**Problem description**:
Copy exactly the lines that run from the top of the listing to the line containing "minimum width=3.54cm, minimum", both ends included, and omit the pictures.
-- begin Records for this exercise --
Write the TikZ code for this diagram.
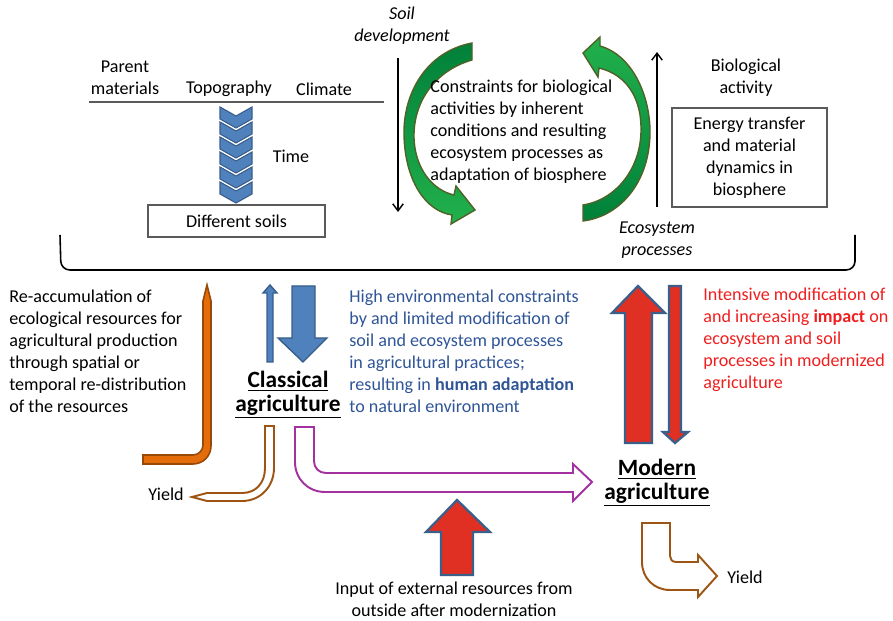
\documentclass[tikz,border=0pt]{standalone}
\usepackage{fontspec}
\setmainfont{Carlito}
\usetikzlibrary{arrows.meta,positioning}
\definecolor{chevblue}{RGB}{79,129,189}
\definecolor{chevedge}{RGB}{56,93,138}
\definecolor{arcdark}{RGB}{0,128,58}
\definecolor{arclight}{RGB}{34,177,76}
\definecolor{arcedge}{RGB}{79,98,40}
\definecolor{orangefill}{RGB}{228,108,10}
\definecolor{orangeedge}{RGB}{152,72,7}
\definecolor{yieldbrown}{RGB}{158,84,18}
\definecolor{flowpurple}{RGB}{163,50,160}
\definecolor{modred}{RGB}{224,48,36}
\definecolor{modedge}{RGB}{58,95,138}
\definecolor{classtext}{RGB}{47,85,151}
\definecolor{modtext}{RGB}{240,30,30}
\definecolor{boxgrey}{RGB}{90,90,90}

\begin{document}
\begin{tikzpicture}[x=0.02cm, y=-0.02cm,
    txt/.style={font=\fontsize{10.3}{12.5}\selectfont, inner sep=0pt, align=center},
    txtit/.style={txt, font=\fontsize{10.3}{12.5}\selectfont\itshape},
    txtleft/.style={txt, align=left, anchor=west},
    headline/.style={font=\fontsize{13.3}{13.6}\selectfont\bfseries, inner sep=0pt, align=center},
    infobox/.style={draw=boxgrey, line width=0.6pt},
    greenarc/.style={draw=arcedge, line width=0.8pt},
    bluearr/.style={fill=chevblue, draw=chevedge, line width=0.8pt},
    redarr/.style={fill=modred, draw=modedge, line width=1.3pt},
    hollowarr/.style={fill=white, line width=1.1pt},
    thinarr/.style={-{Straight Barb[length=4pt,width=6pt]}, line width=0.8pt}
]
\useasboundingbox (0,0) rectangle (893,621);

% soil formation factors
\node[txt] (parent) at (125,78) {Parent\\materials};
\node[txt] (topo) at (229,89) {Topography};
\node[txt] (climate) at (324,89) {Climate};
\coordinate (factl) at (89,102);
\coordinate (factr) at (384,102);
\draw[line width=0.7pt, boxgrey] (factl) -- (factr);
\foreach \i in {0,...,5} {
  \pgfmathsetmacro{\cy}{107+15*\i}
  \draw[bluearr, line width=0.6pt] (220,\cy) -- (236,\cy+9) -- (252,\cy) -- (252,\cy+12)
    -- (236,\cy+21) -- (220,\cy+12) -- cycle;
}
\node[txt] (time) at (291,156) {Time};
\node[infobox, txt, minimum width=3.54cm, minimum height=0.64cm] (soils) at (236.5,221) {Different soils};

% soil development and ecosystem cycle
\node[txtit] (soildev) at (402,26) {Soil\\development};
\coordinate (sdstart) at (398,58);
\coordinate (sdend) at (398,212);
\draw[thinarr] (sdstart) -- (sdend);
\draw[greenarc, top color=arcdark, bottom color=arclight]
  (472,43) .. controls (425,52) and (403,95) .. (404,135)
  .. controls (405,180) and (425,211) .. (452,215)
  -- (451,224) -- (475,210) -- (456,186) -- (454,195)
  .. controls (432,190) and (415,168) .. (414,138)
  .. controls (413,100) and (437,70) .. (472,60) -- cycle;
\draw[greenarc, top color=arclight, bottom color=arcdark]
  (583,53) -- (600,37) -- (600,46)
  .. controls (632,55) and (650,95) .. (650,132)
  .. controls (650,180) and (622,216) .. (583,221)
  -- (583,205)
  .. controls (615,200) and (640,170) .. (641,132)
  .. controls (642,100) and (628,75) .. (599,68)
  -- (598,77) -- cycle;
\node[txtleft] (constraints) at (430,132) {Constraints for biological\\activities by inherent\\conditions and resulting\\ecosystem processes as\\adaptation of biosphere};
\coordinate (bastart) at (657,207);
\coordinate (baend) at (657,52);
\draw[thinarr] (bastart) -- (baend);
\node[txt] (bioact) at (746,78) {Biological\\activity};
\node[infobox, txt, minimum width=3.1cm, minimum height=1.98cm] (energy) at (749.5,157.5) {Energy transfer\\and material\\dynamics in\\biosphere};
\node[txtit] (ecoproc) at (657,240) {Ecosystem\\processes};

% bracket
\coordinate (brl) at (60,235);
\coordinate (brbl) at (61,270);
\coordinate (brbr) at (855,270);
\coordinate (brr) at (855,235);
\draw[line width=0.9pt, rounded corners=5pt] (brl) -- (brbl) -- (brbr) -- (brr);

% classical agriculture
\node[txtleft] (reaccum) at (9,351) {Re-accumulation of\\ecological resources for\\agricultural production\\through spatial or\\temporal re-distribution\\of the resources};
\draw[fill=orangefill, draw=orangeedge, line width=0.9pt]
  (143,455) -- (193,455) .. controls (198.5,455) and (203,450.5) .. (203,445)
  -- (203,301) -- (207,285) -- (211,301) -- (211,446)
  .. controls (211,456) and (203,464) .. (193,464) -- (143,464) -- cycle;
\draw[bluearr] (267,362) -- (267,293) -- (263,293) -- (270,285) -- (277,293)
  -- (273,293) -- (273,362) -- cycle;
\draw[bluearr] (292,286) -- (315,286) -- (315,338) -- (327,338) -- (303,362)
  -- (278,338) -- (292,338) -- cycle;
\node[headline] (classical) at (288,395) {\underline{Classical}\\\underline{agriculture}};
\node[txtleft, text=classtext] (classdesc) at (349,351) {High environmental constraints\\by and limited modification of\\soil and ecosystem processes\\in agricultural practices;\\resulting in \textbf{human adaptation}\\to natural environment};
\draw[hollowarr, draw=yieldbrown]
  (265,426) -- (274,426) -- (274,468) .. controls (274,486) and (261,501) .. (242,501)
  -- (207,501) -- (192,497) -- (207,493) -- (242,493)
  .. controls (256,493) and (265,483) .. (265,468) -- cycle;
\node[txt] (yieldl) at (166,494) {Yield};
\draw[hollowarr, draw=flowpurple]
  (295,427) -- (314,427) -- (314,461) .. controls (314,468) and (319,473) .. (326,473)
  -- (573,473) -- (573,464) -- (592,482) -- (573,501) -- (573,492) -- (325,492)
  .. controls (308,492) and (295,479) .. (295,462) -- cycle;

% modern agriculture
\draw[redarr] (625,443) -- (625,313) -- (612,313) -- (638,286) -- (665,313)
  -- (652,313) -- (652,443) -- cycle;
\draw[redarr] (669,286) -- (681,286) -- (681,432) -- (688,432) -- (675,443)
  -- (663,432) -- (669,432) -- cycle;
\node[txtleft, text=modtext] (moddesc) at (703,340) {Intensive modification of\\and increasing \textbf{impact} on\\ecosystem and soil\\processes in modernized\\agriculture};
\node[headline] (modern) at (657,483) {\underline{Modern}\\\underline{agriculture}};
\draw[redarr] (441,575) -- (441,532) -- (426,532) -- (457,500) -- (490,532)
  -- (473,532) -- (473,575) -- cycle;
\node[txt] (input) at (454,599) {Input of external resources from\\outside after modernization};
\draw[hollowarr, draw=yieldbrown]
  (642,523) -- (670,523) -- (670,556) .. controls (670,559) and (672,562) .. (676,562)
  -- (698,562) -- (698,555) -- (717,576) -- (698,597) -- (698,590) -- (670,590)
  .. controls (654,590) and (642,578) .. (642,562) -- cycle;
\node[txt] (yieldr) at (745,577) {Yield};
\end{tikzpicture}
\end{document}
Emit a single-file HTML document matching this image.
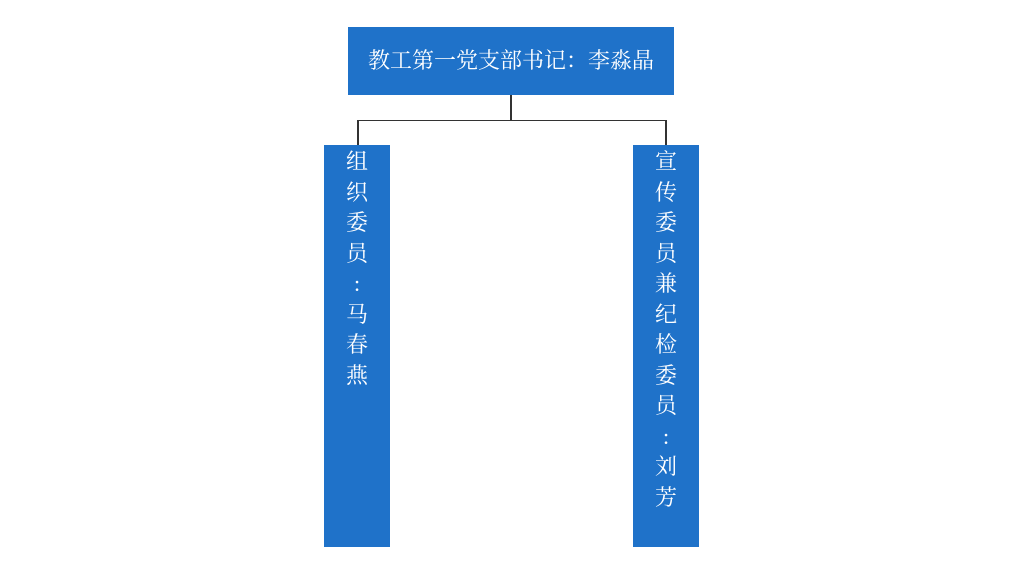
<!DOCTYPE html>
<html><head><meta charset="utf-8"><style>
html,body{margin:0;padding:0;background:#fff;width:1024px;height:576px;overflow:hidden}
.b{position:absolute;background:#1f72c9;color:#fff;font-family:"Liberation Serif","Noto Serif CJK SC",serif;font-size:22px}
.v{text-align:center;line-height:30.5px;box-sizing:border-box;padding-top:2px}
.l{position:absolute;background:#333}
</style></head><body>
<div class="b" style="left:348px;top:27px;width:326px;height:68px;line-height:68px;text-align:center">教工第一党支部书记：李淼晶</div>
<div class="l" style="left:510px;top:95px;width:1.5px;height:25px"></div>
<div class="l" style="left:357px;top:119.5px;width:310px;height:1.5px"></div>
<div class="l" style="left:357px;top:120px;width:1.5px;height:25px"></div>
<div class="l" style="left:665px;top:120px;width:1.5px;height:25px"></div>
<div class="b v" style="left:324px;top:145px;width:66px;height:402px">组<br>织<br>委<br>员<br>:<br>马<br>春<br>燕</div>
<div class="b v" style="left:633px;top:145px;width:66px;height:402px">宣<br>传<br>委<br>员<br>兼<br>纪<br>检<br>委<br>员<br>:<br>刘<br>芳</div>
</body></html>
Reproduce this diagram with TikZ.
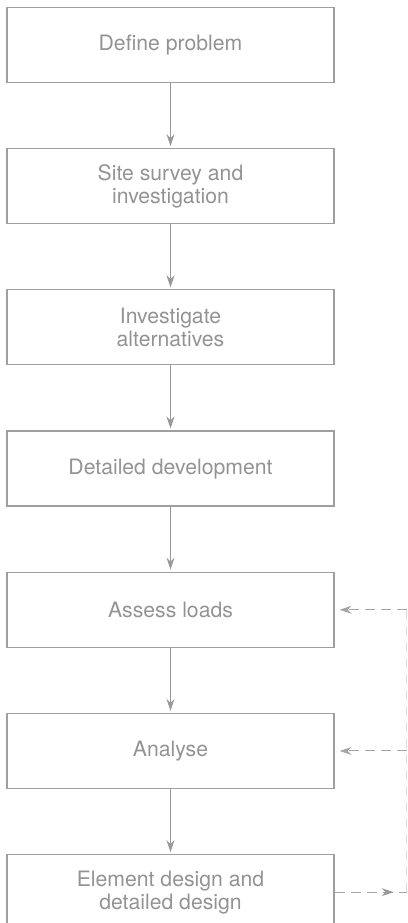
\documentclass[tikz,border=0pt]{standalone}
\usepackage{fontspec}
\setmainfont{TeX Gyre Heros}
\usetikzlibrary{positioning,arrows.meta,decorations.markings}

\tikzset{
  stage/.style={draw=gray!75, line width=0.6pt, text=gray!85, minimum width=163.5bp,
    minimum height=37.5bp, align=center, inner sep=0pt,
    font=\fontsize{10.6bp}{11.6bp}\selectfont},
  flow/.style={-{Stealth[length=6bp,width=4bp]}, draw=gray!80, line width=0.5pt},
  back/.style={draw=gray!70, line width=0.5pt, dash pattern=on 5bp off 3bp},
}

\begin{document}
\begin{tikzpicture}[node distance=32.5bp]
    \useasboundingbox (0,0) rectangle (204bp,-461.5bp);
    % the stages
    \node[stage] (define) at (85.25bp,-22.5bp) {Define problem};
    \node[stage, below=of define] (survey) {Site survey and\\investigation};
    \node[stage, below=of survey] (alter) {Investigate\\alternatives};
    \node[stage, below=of alter] (devel) {Detailed development};
    \node[stage, below=of devel] (loads) {Assess loads};
    \node[stage, below=of loads] (analyse) {Analyse};
    \node[stage, below=of analyse] (element) {Element design and\\detailed design};
    % downward arrows
    \draw[flow, shorten >=1bp] (define) -- (survey);
    \draw[flow, shorten >=1bp] (survey) -- (alter);
    \draw[flow, shorten >=1bp] (alter) -- (devel);
    \draw[flow, shorten >=1bp] (devel) -- (loads);
    \draw[flow, shorten >=1bp] (loads) -- (analyse);
    \draw[flow, shorten >=1bp] (analyse) -- (element);
    % feedback loop
    \coordinate (r1) at ([xshift=36bp]loads.east);
    \coordinate (r2) at ([xshift=36bp]analyse.east);
    \coordinate (r3) at ([xshift=36bp]element.east);
    \draw[back, postaction={decorate}, decoration={markings,
      mark=at position 0.82 with {\arrow[gray!80]{Stealth[length=6bp,width=4bp]}}}]
      (element.east) -- (r3);
    \draw[draw=gray!25, line width=0.4pt, dash pattern=on 5bp off 3bp] (r3) -- (r1);
    \draw[back, -{Stealth[length=6bp,width=4bp]}, shorten >=2.5bp] (r1) -- (loads.east);
    \draw[back, -{Stealth[length=6bp,width=4bp]}, shorten >=2.5bp] (r2) -- (analyse.east);
\end{tikzpicture}
\end{document}
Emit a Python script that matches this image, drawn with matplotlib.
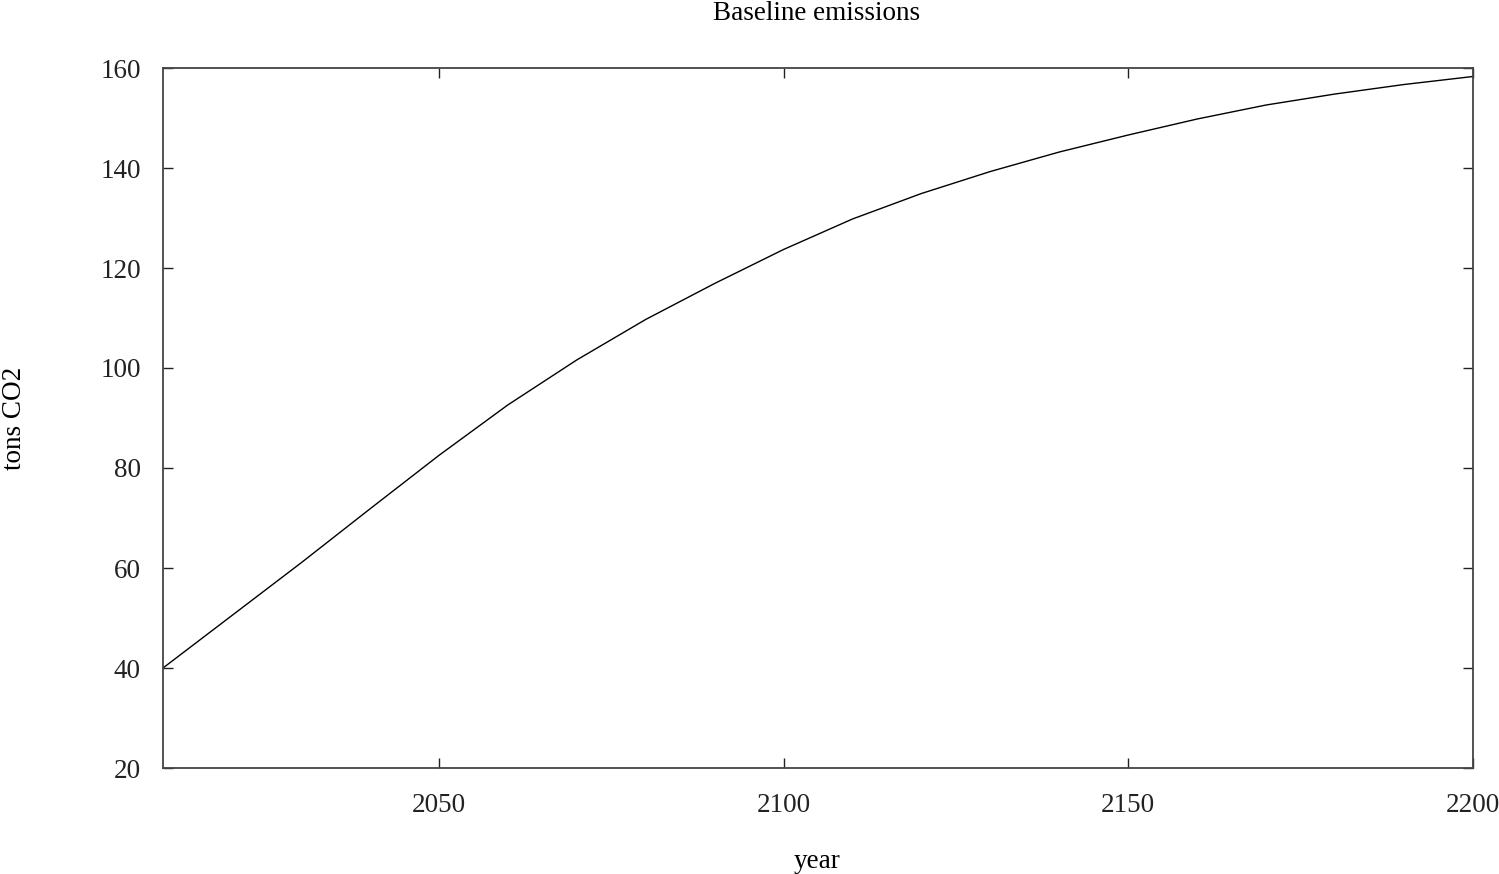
-- end Records for this exercise --
**Answer for the task**:
Write the TikZ code for this diagram.
\documentclass[tikz,border=0pt]{standalone}
\usepackage{fontspec}
\setmainfont{Carlito}
\usetikzlibrary{arrows.meta,positioning}
\definecolor{chevblue}{RGB}{79,129,189}
\definecolor{chevedge}{RGB}{56,93,138}
\definecolor{arcdark}{RGB}{0,128,58}
\definecolor{arclight}{RGB}{34,177,76}
\definecolor{arcedge}{RGB}{79,98,40}
\definecolor{orangefill}{RGB}{228,108,10}
\definecolor{orangeedge}{RGB}{152,72,7}
\definecolor{yieldbrown}{RGB}{158,84,18}
\definecolor{flowpurple}{RGB}{163,50,160}
\definecolor{modred}{RGB}{224,48,36}
\definecolor{modedge}{RGB}{58,95,138}
\definecolor{classtext}{RGB}{47,85,151}
\definecolor{modtext}{RGB}{240,30,30}
\definecolor{boxgrey}{RGB}{90,90,90}

\begin{document}
\begin{tikzpicture}[x=0.02cm, y=-0.02cm,
    txt/.style={font=\fontsize{10.3}{12.5}\selectfont, inner sep=0pt, align=center},
    txtit/.style={txt, font=\fontsize{10.3}{12.5}\selectfont\itshape},
    txtleft/.style={txt, align=left, anchor=west},
    headline/.style={font=\fontsize{13.3}{13.6}\selectfont\bfseries, inner sep=0pt, align=center},
    infobox/.style={draw=boxgrey, line width=0.6pt},
    greenarc/.style={draw=arcedge, line width=0.8pt},
    bluearr/.style={fill=chevblue, draw=chevedge, line width=0.8pt},
    redarr/.style={fill=modred, draw=modedge, line width=1.3pt},
    hollowarr/.style={fill=white, line width=1.1pt},
    thinarr/.style={-{Straight Barb[length=4pt,width=6pt]}, line width=0.8pt}
]
\useasboundingbox (0,0) rectangle (893,621);

% soil formation factors
\node[txt] (parent) at (125,78) {Parent\\materials};
\node[txt] (topo) at (229,89) {Topography};
\node[txt] (climate) at (324,89) {Climate};
\coordinate (factl) at (89,102);
\coordinate (factr) at (384,102);
\draw[line width=0.7pt, boxgrey] (factl) -- (factr);
\foreach \i in {0,...,5} {
  \pgfmathsetmacro{\cy}{107+15*\i}
  \draw[bluearr, line width=0.6pt] (220,\cy) -- (236,\cy+9) -- (252,\cy) -- (252,\cy+12)
    -- (236,\cy+21) -- (220,\cy+12) -- cycle;
}
\node[txt] (time) at (291,156) {Time};
\node[infobox, txt, minimum width=3.54cm, minimum height=0.64cm] (soils) at (236.5,221) {Different soils};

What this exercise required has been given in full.